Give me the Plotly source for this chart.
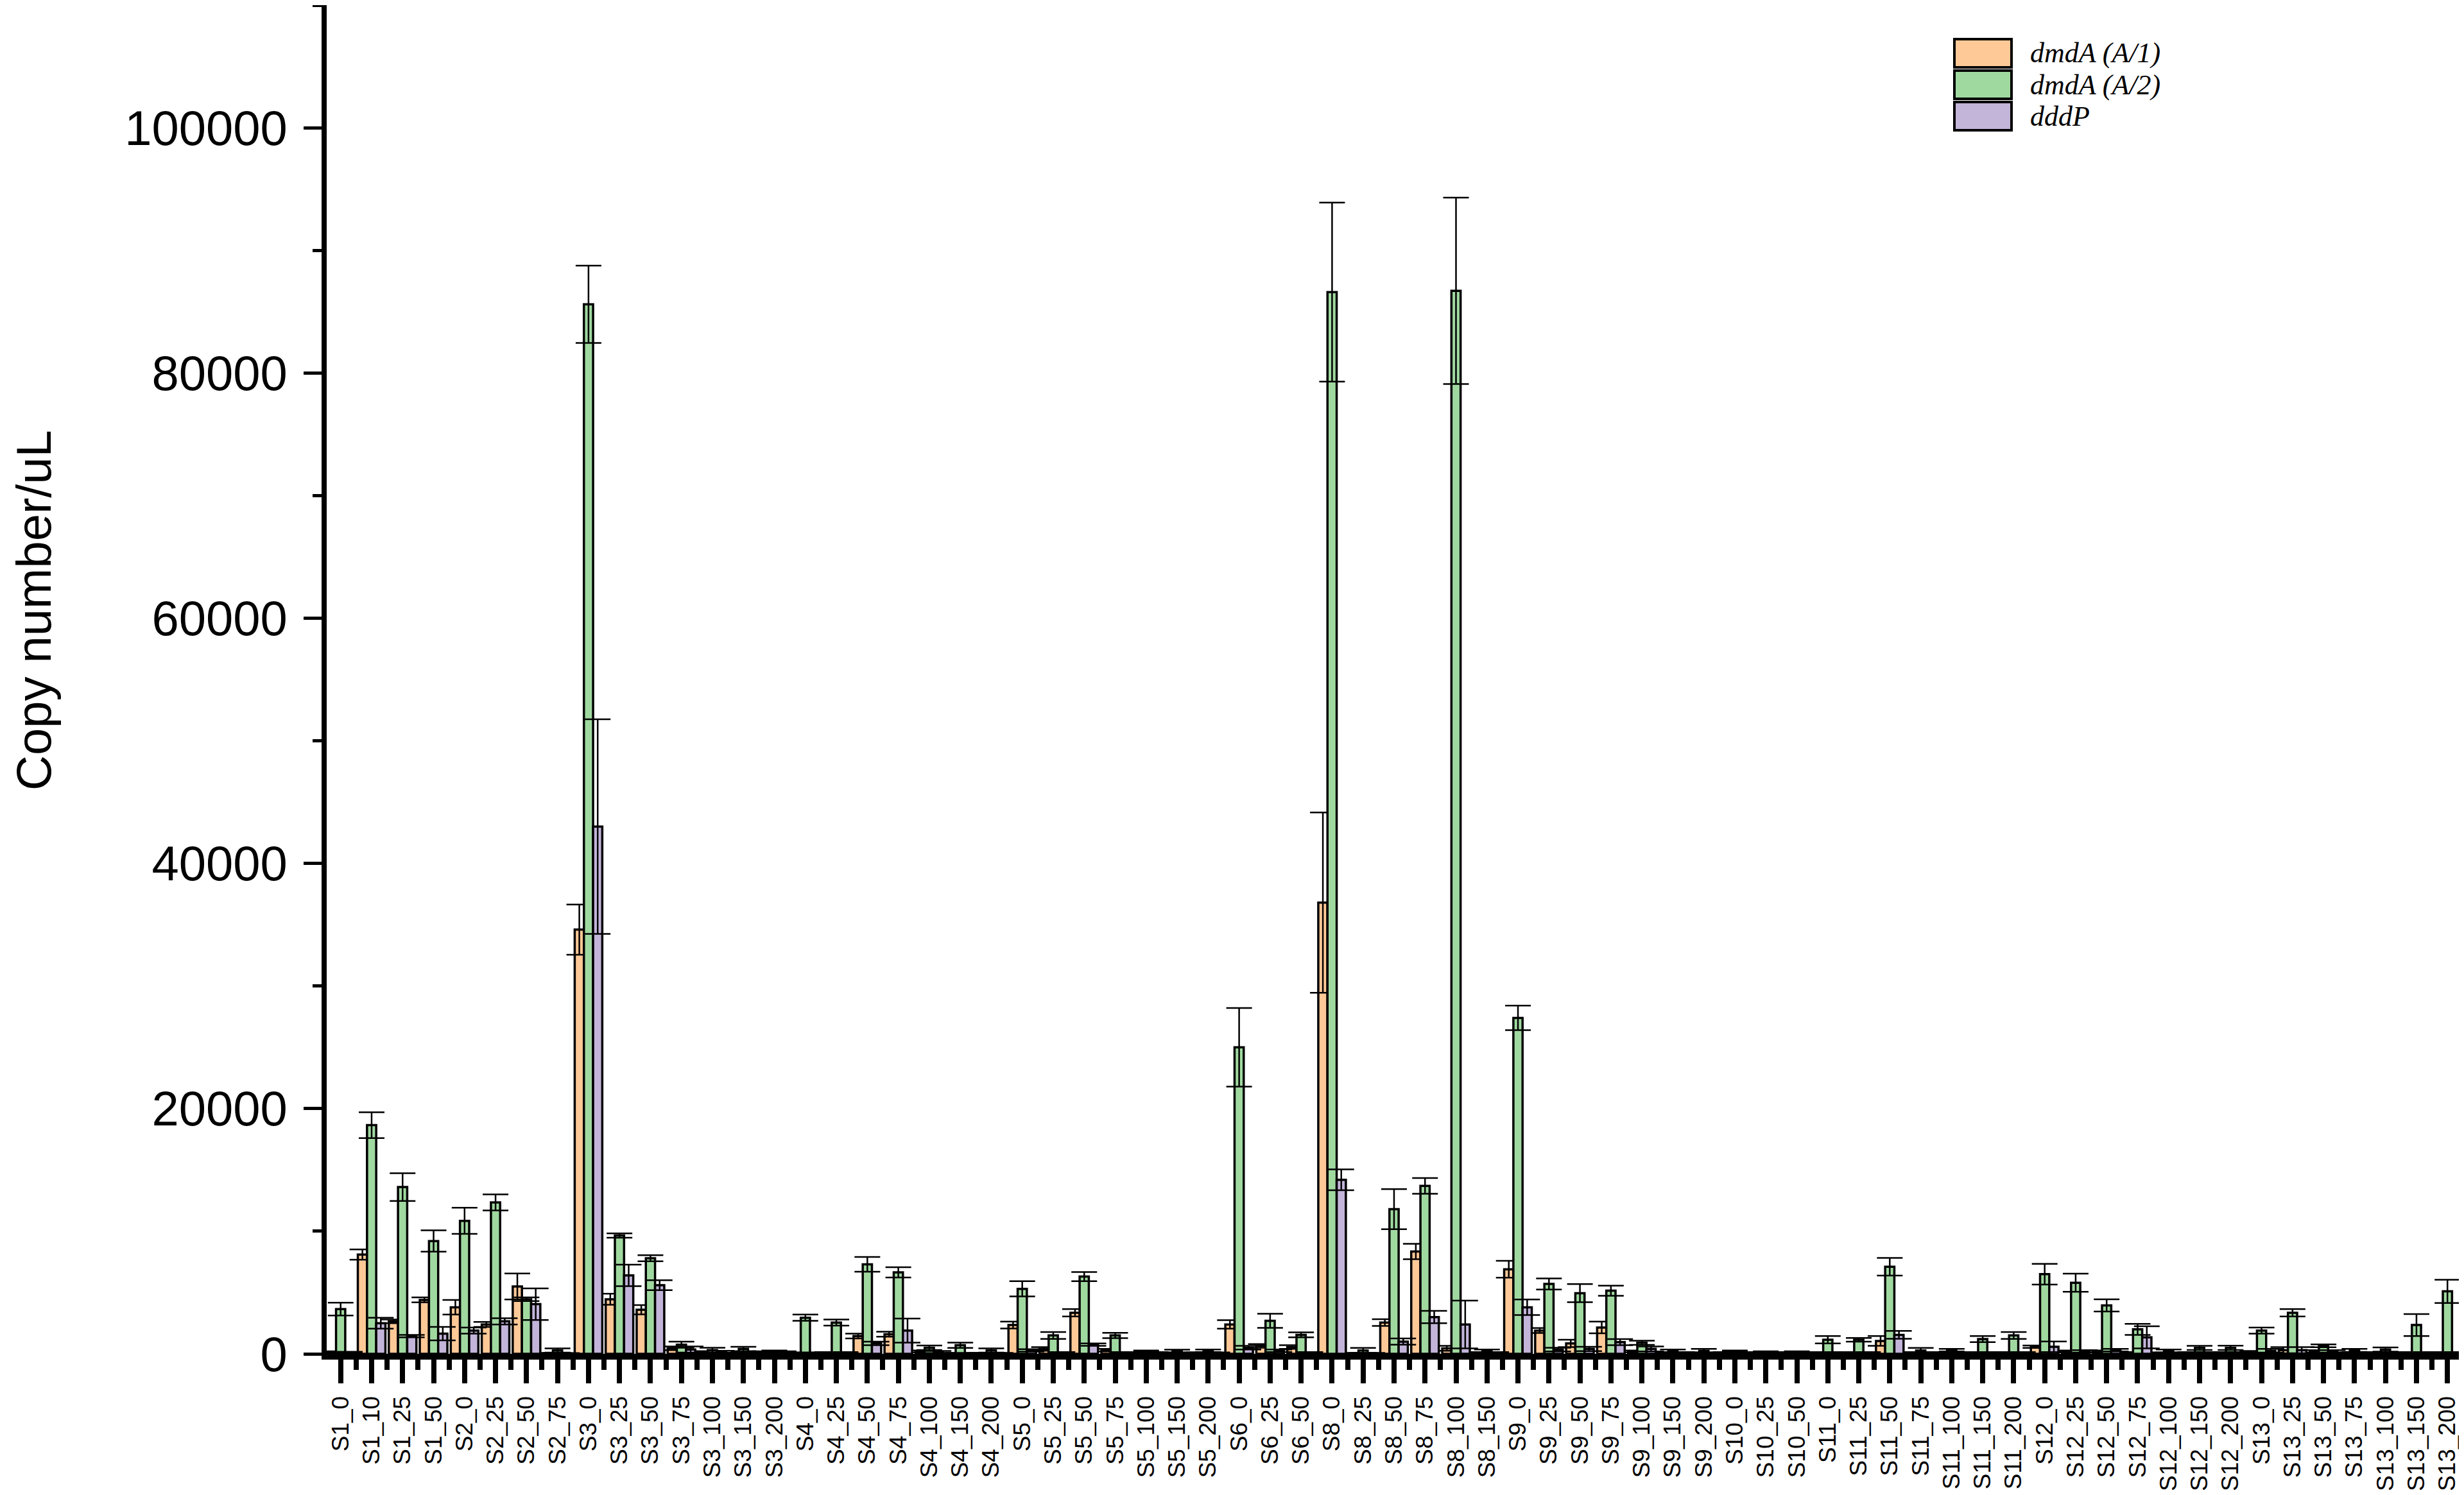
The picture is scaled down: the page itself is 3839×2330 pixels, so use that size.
import plotly.graph_objects as go

# sample names (station_depth)
categories = [
    "S1_0", "S1_10", "S1_25", "S1_50",
    "S2_0", "S2_25", "S2_50", "S2_75",
    "S3_0", "S3_25", "S3_50", "S3_75", "S3_100", "S3_150", "S3_200",
    "S4_0", "S4_25", "S4_50", "S4_75", "S4_100", "S4_150", "S4_200",
    "S5_0", "S5_25", "S5_50", "S5_75", "S5_100", "S5_150", "S5_200",
    "S6_0", "S6_25", "S6_50",
    "S8_0", "S8_25", "S8_50", "S8_75", "S8_100", "S8_150",
    "S9_0", "S9_25", "S9_50", "S9_75", "S9_100", "S9_150", "S9_200",
    "S10_0", "S10_25", "S10_50",
    "S11_0", "S11_25", "S11_50", "S11_75", "S11_100", "S11_150", "S11_200",
    "S12_0", "S12_25", "S12_50", "S12_75", "S12_100", "S12_150", "S12_200",
    "S13_0", "S13_25", "S13_50", "S13_75", "S13_100", "S13_150", "S13_200",
]

# dmdA (A/1)
dmdA_1 = [150, 8100, 2650, 4400, 3800, 2400, 5500, 50,
          34600, 4450, 3600, 450, 120, 50, 150,
          80, 100, 1450, 1600, 200, 50, 50,
          2350, 400, 3350, 300, 100, 80, 80,
          2400, 650, 550,
          36800, 50, 2550, 8350, 450, 100,
          6900, 1900, 850, 2150, 200, 100, 80,
          100, 80, 100,
          100, 100, 1050, 100, 100, 100, 100,
          580, 200, 200, 100, 80, 100, 100,
          150, 300, 200, 80, 100, 100, 100]
dmdA_1_err = [60, 420, 150, 200, 600, 200, 1060, 30,
              2050, 450, 380, 150, 100, 40, 60,
              40, 50, 200, 200, 80, 30, 30,
              280, 150, 300, 100, 50, 40, 40,
              350, 150, 150,
              7350, 30, 280, 630, 200, 50,
              690, 200, 300, 480, 80, 50, 40,
              50, 40, 50,
              50, 50, 400, 50, 50, 50, 50,
              100, 80, 80, 50, 40, 50, 50,
              80, 250, 100, 40, 50, 50, 50]

# dmdA (A/2)
dmdA_2 = [3650, 18650, 13600, 9200, 10850, 12350, 4450, 280,
          85600, 9650, 7800, 750, 300, 400, 200,
          2950, 2550, 7300, 6650, 500, 700, 280,
          5300, 1500, 6300, 1500, 200, 220, 250,
          25000, 2700, 1550,
          86600, 280, 11800, 13700, 86700, 250,
          27400, 5700, 4950, 5150, 900, 250, 250,
          180, 150, 150,
          1150, 1150, 7100, 280, 300, 1200, 1500,
          6500, 5800, 3950, 2000, 230, 490, 490,
          1900, 3350, 650, 280, 350, 2350, 5100]
dmdA_2_err = [520, 1050, 1130, 870, 1070, 650, 150, 170,
              3150, 180, 250, 250, 200, 180, 80,
              250, 250, 600, 420, 180, 220, 170,
              620, 280, 370, 220, 80, 120, 100,
              3200, 575, 200,
              7300, 200, 1630, 640, 7600, 100,
              1000, 450, 740, 410, 170, 100, 150,
              100, 60, 60,
              300, 150, 720, 200, 100, 250, 280,
              845, 740, 500, 450, 120, 170, 180,
              250, 300, 120, 120, 170, 900, 950]

# dddP
dddP = [120, 2500, 1450, 1650, 1900, 2650, 4050, 40,
        43000, 6400, 5600, 350, 150, 50, 150,
        80, 100, 850, 1900, 150, 50, 50,
        280, 100, 750, 100, 100, 80, 80,
        500, 250, 100,
        14200, 50, 1000, 3000, 2400, 100,
        3800, 350, 400, 950, 400, 100, 80,
        100, 80, 100,
        100, 100, 1550, 100, 100, 100, 100,
        580, 200, 300, 1350, 80, 100, 100,
        250, 300, 200, 80, 100, 100, 100]
dddP_err = [50, 450, 100, 550, 250, 250, 1290, 30,
            8750, 880, 400, 250, 100, 40, 60,
            40, 50, 150, 980, 80, 30, 30,
            100, 50, 100, 50, 50, 40, 40,
            150, 100, 50,
            850, 30, 250, 500, 1950, 50,
            630, 150, 180, 250, 200, 50, 40,
            50, 40, 50,
            50, 50, 320, 50, 50, 50, 50,
            430, 100, 100, 900, 40, 50, 50,
            150, 250, 100, 40, 50, 50, 50]

series_names = ["dmdA (A/1)", "dmdA (A/2)", "dddP"]
colors = ["#FFC997", "#A0D9A0", "#C3B4DA"]

W, H = 3839, 2330
L, R, T, B = 501, 0, 0, 228
PW, PH = W - L - R, H - T - B


def px(x, y):
    # pixel position -> paper coordinates
    return (x - L) / PW, (H - B - y) / PH


idx = list(range(len(categories)))

fig = go.Figure()
for name, vals, errs, col in zip(series_names,
                                 [dmdA_1, dmdA_2, dddP],
                                 [dmdA_1_err, dmdA_2_err, dddP_err],
                                 colors):
    fig.add_trace(go.Bar(
        x=idx, y=vals, name=name,
        customdata=categories,
        hovertemplate="%{customdata}<br>%{y}<extra>" + name + "</extra>",
        marker=dict(color=col, line=dict(color="black", width=3.5)),
        error_y=dict(type="data", array=errs, visible=True,
                     color="black", thickness=2.5, width=20),
        showlegend=False,
    ))

# legend drawn by hand (big swatches like the original)
shapes = []
annotations = []
for k, (name, col) in enumerate(zip(series_names, colors)):
    y0 = 53 + 49 * k
    x0p, y0p = px(3037, y0)
    x1p, y1p = px(3126, y0 + 44)
    shapes.append(dict(type="rect", xref="paper", yref="paper",
                       x0=x0p, x1=x1p, y0=y1p, y1=y0p,
                       fillcolor=col, line=dict(color="black", width=4)))
    tx, ty = px(3153, y0 + 22)
    annotations.append(dict(xref="paper", yref="paper", x=tx, y=ty,
                            xanchor="left", yanchor="middle", showarrow=False,
                            text="<i>" + name + "</i>",
                            font=dict(family="Liberation Serif, Times New Roman, serif",
                                      size=44, color="black")))

# y axis title
tx, ty = px(44, 943)
annotations.append(dict(xref="paper", yref="paper", x=tx, y=ty,
                        xanchor="center", yanchor="middle", showarrow=False,
                        textangle=-90, text="Copy number/uL",
                        font=dict(family="Arial, Liberation Sans, sans-serif",
                                  size=76, color="black")))

fig.update_layout(
    width=W, height=H, autosize=False,
    margin=dict(l=L, r=R, t=T, b=B, pad=0),
    paper_bgcolor="white", plot_bgcolor="white",
    barmode="group", bargap=0.11, bargroupgap=0,
    font=dict(family="Arial, Liberation Sans, sans-serif", color="black"),
    shapes=shapes, annotations=annotations,
    showlegend=False,
)

fig.update_xaxes(
    range=[-0.45, 68.7],
    automargin=False,
    tickmode="array", tickvals=idx, ticktext=categories,
    tickangle=-90, tickfont=dict(size=37),
    ticks="outside", ticklen=37, tickwidth=8, tickcolor="black",
    ticklabelstandoff=5,
    minor=dict(ticks="outside", tick0=0.5, dtick=1, ticklen=16,
               tickwidth=8, tickcolor="black"),
    showline=True, linewidth=9, linecolor="black",
    showgrid=False, zeroline=False,
)

fig.update_yaxes(
    range=[0, 110000],
    automargin=False,
    tickmode="array", tickvals=[0, 20000, 40000, 60000, 80000, 100000],
    tickformat="d",
    tickfont=dict(size=76),
    ticks="outside", ticklen=28, tickwidth=5, tickcolor="black",
    ticklabelstandoff=10,
    minor=dict(ticks="outside", tick0=0, dtick=10000, ticklen=14,
               tickwidth=5, tickcolor="black"),
    showline=True, linewidth=8, linecolor="black",
    showgrid=False, zeroline=False,
)

fig.write_html("out.html")
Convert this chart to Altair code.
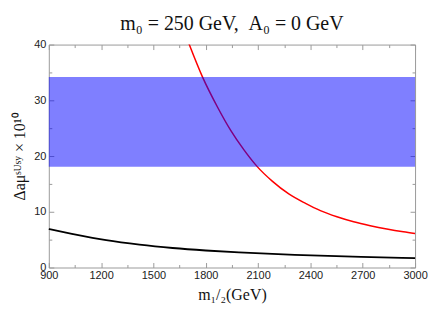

============================================================

## YOUR GOAL
Look above for the line that contains "The picture is". Starting there, transcribe every line exactly until you have copied the line that contains "import plotly.graph_objects as go".

## FINAL RESULT
The picture is scaled down: the page itself is 3839×2330 pixels, so use that size.
import plotly.graph_objects as go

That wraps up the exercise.